Sorunun çözümü, 1967 sınırları temelinde, başkenti doğu Kudüs olan bağımsız egemen Filistin devletinin kurulmasıdır. Bunun için uluslararası toplumun Filistin’e verdiği desteği artırması şarttır. BM’deki 193 ülkenin tamamını on yıllardır işgale karşı onurlu mücadele veren Filistin’i tanıması her şeyden öte bir insanlık vazifesidir. Buradan tüm dünyaya henüz Filistin devletini tanımamış tüm ülkelere bir an önce bu adımı atma çağrısında bulunuyorum.
TİKA’nın Kudüs’teki kardeşlerimizin evlerini ve dükkanlarını restore etmesini çok kıymetli bir adım olarak görüyorum. Arşivlerimizdeki kudüs tapularını Filistinli kardeşlerimize verdik. Başta vakıflar olmak üzere, mülkiyet konusundaki çalışmalar için ihtiyaç duydukları tarihi belgelerine kendilerine sağlamış olduk.

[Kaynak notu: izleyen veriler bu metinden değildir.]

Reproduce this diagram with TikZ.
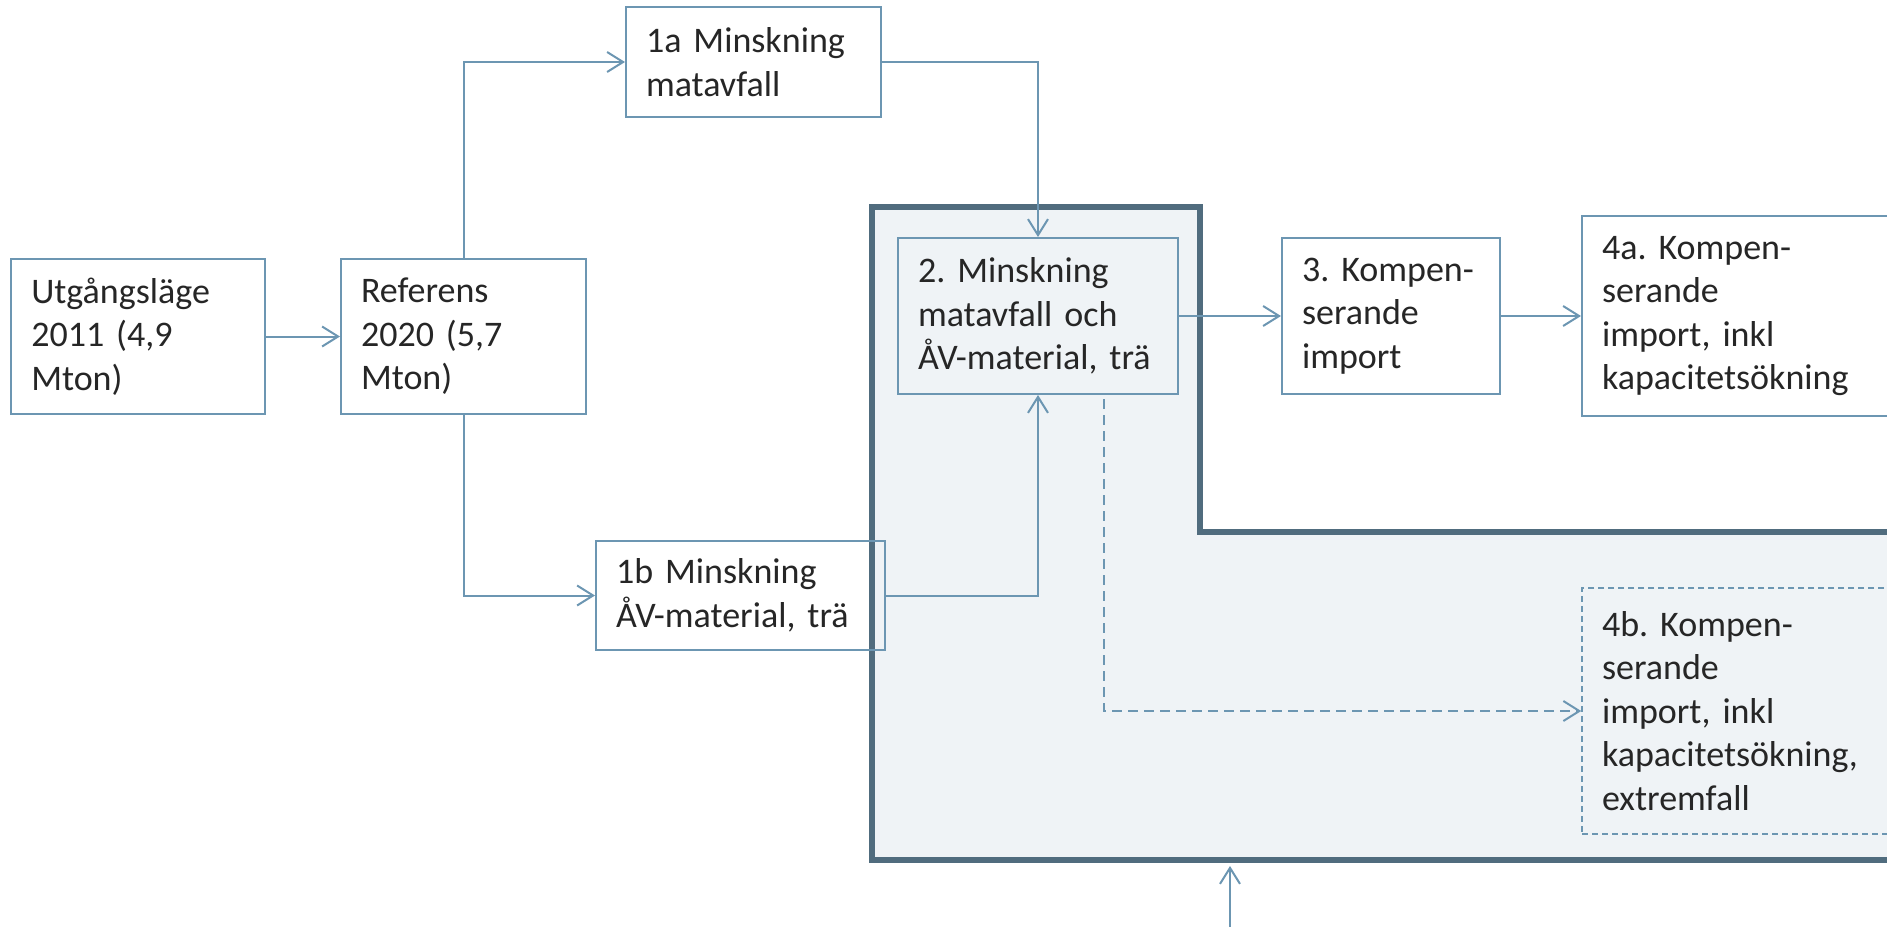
\documentclass[tikz,border=0pt]{standalone}
\usepackage{fontspec}
\setmainfont{Carlito}
\usepackage{xcolor}
\usepackage{tikz}
\usetikzlibrary{positioning,arrows.meta}
\frenchspacing

\definecolor{linkblue}{RGB}{108,150,178}
\definecolor{framegray}{RGB}{80,108,126}
\definecolor{framefill}{RGB}{239,243,246}
\definecolor{textgray}{RGB}{38,38,38}

\tikzset{
    stepbox/.style={draw=linkblue, line width=1pt, rectangle, align=left,
        inner xsep=10pt, inner ysep=0pt, text=textgray,
        font=\fontsize{18}{21.75}\selectfont},
    link/.style={draw=linkblue, line width=1pt,
        -{Straight Barb[length=8pt,width=10pt]}},
}

\begin{document}
\begin{tikzpicture}[x=0.5pt, y=-0.5pt]
    \useasboundingbox (0,0) rectangle (1887,927);
    \clip (0,0) rectangle (1887,927);

    % Shaded frame
    \filldraw[framegray, fill=framefill, line width=2.8pt]
        (872,207) -- (1200,207) -- (1200,532) -- (1910,532)
        -- (1910,860) -- (872,860) -- cycle;

    % Steps
    \node[stepbox, text width=106.75pt, minimum height=77.5pt] (utg) at (138,336.5) {Utgångsläge\\2011 (4,9\\Mton)};
    \node[stepbox, text width=102.5pt, minimum height=77.5pt] (ref) at (463.5,336.5) {Referens\\2020 (5,7\\Mton)};
    \node[stepbox, text width=107.5pt, minimum height=55pt] (onea) at (753.5,62) {1a Minskning\\matavfall};
    \node[stepbox, text width=124.5pt, minimum height=54.5pt] (oneb) at (740.5,595.5) {1b Minskning\\ÅV-material, trä};
    \node[stepbox, text width=120pt, minimum height=78pt] (two) at (1038,316) {2. Minskning\\matavfall och\\ÅV-material, trä};
    \node[stepbox, text width=89pt, minimum height=78pt] (three) at (1391,316) {3. Kompen-\\serande\\import};
    \node[stepbox, text width=139pt, minimum height=100pt] (foura) at (1741,316) {4a. Kompen-\\serande\\import, inkl\\kapacitetsökning};
    \node[stepbox, line width=0.75pt, dash pattern=on 3pt off 2pt, text width=139pt, minimum height=123pt] (fourb) at (1741,711) {4b. Kompen-\\serande\\import, inkl\\kapacitetsökning,\\extremfall};

    % Connectors
    \draw[link] (utg) -- (ref);
    \draw[link] (ref.north) |- (onea.west);
    \draw[link] (ref.south) |- (oneb.west);
    \draw[link] (onea.east) -| (two.north);
    \draw[link] (oneb.east) -| (two.south);
    \draw[link] (two) -- (three);
    \draw[link] (three) -- (foura);
    \draw[link, dash pattern=on 5pt off 3pt] ([xshift=33pt,yshift=-2pt]two.south) |- (fourb.west);

    % Inflow from below
    \coordinate (feed) at (1230,940);
    \coordinate (framein) at (1230,866);
    \draw[link] (feed) -- (framein);
\end{tikzpicture}
\end{document}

Müslümanların Kudüs’ü ve Mescidi Aksa’yı yeteri kadar ziyaret etmediklerini görüyoruz. Kimi kardeşimzi israil’in sınırlandırmaları nedeniyle ziyaret edemiyor olabilir. Fakat böyle bir manisi olmadığı halde Mescidi Aksa’ya gitmeyenleri açıkçası yadırgıyorum.
Filistinli kardeşlerimiz şunu söylüyor, lütfen buraya gelin. Buraya geldiğinizde işgalciler yalnız olmadığımızı görüyor diyerek bizden onlara sahip çıkmamızı istiyor. Özellikle batıda yaşayan Müslümanların her fırsatta Kudüs’ü ziyaret ederek Filistinli kardeşlerime yalnız olmadıklarını hissettirmelerini istirham ediyor. Unutmayın ki gitmediğiniz yer sizin değildir.

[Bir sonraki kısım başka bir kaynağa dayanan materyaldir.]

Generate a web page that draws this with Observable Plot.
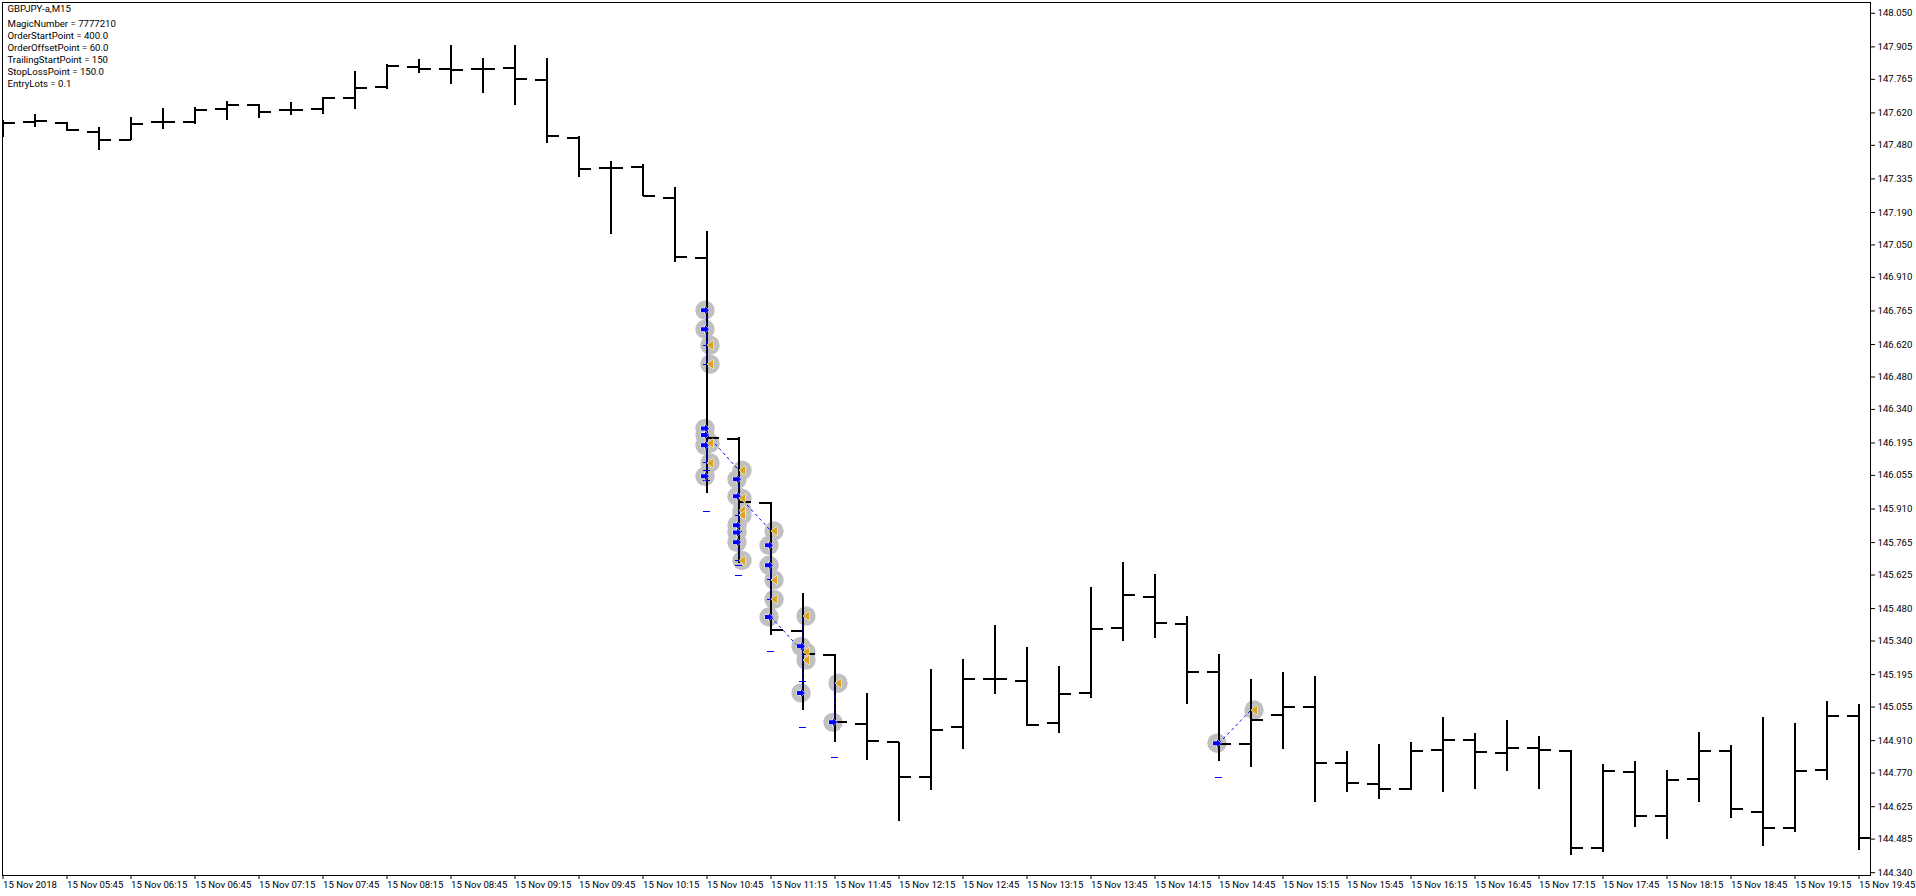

Kudüs’ü tek başına koymamalıyız. Ve bizler, işte ona ‘nerede kardeşlerim’ dedirtmemeliyiz. Şehre binlerce eser kazandıran ecdadın torunları olarak, inşallah bizler bundan sonra da Kudüs’te bütün desteğimizi bütün imkanlarımızla vermeye devam edeceğiz.
SURİYE'YE GİRDİK ÇÜNKÜ...
Şu anda 600'lü rakamlar konuşuluyor ama hayır. Bana göre Suriye'de 1 milyona yakın insan öldü. Bu ölüm hala devam ediyor. Çocuk, kadın, erkek ayrım yapmaksızın devam ediyor. Nerede BM, ne yapıyor? Irak'ta var mı yine yok. Biz sabır, sabır, sabır dedik en sonunda dayanamadık ve Suriye'ye Özgür Suriye Ordusu ile beraber girmek zorunda kaldık. Niçin girdik? Bizim Suriye'nin topraklarında gözümüz yok. Mesele toprağın gerçek sahipleri topraklarına sahip olsunlar, bunu sağlamak için. Yani orada bir adaletin tesisi için varız. Devlet terörü estiren zalim Esed'in hükümdarlığına son vermek için biz oraya girdik, başka bir şey için değil.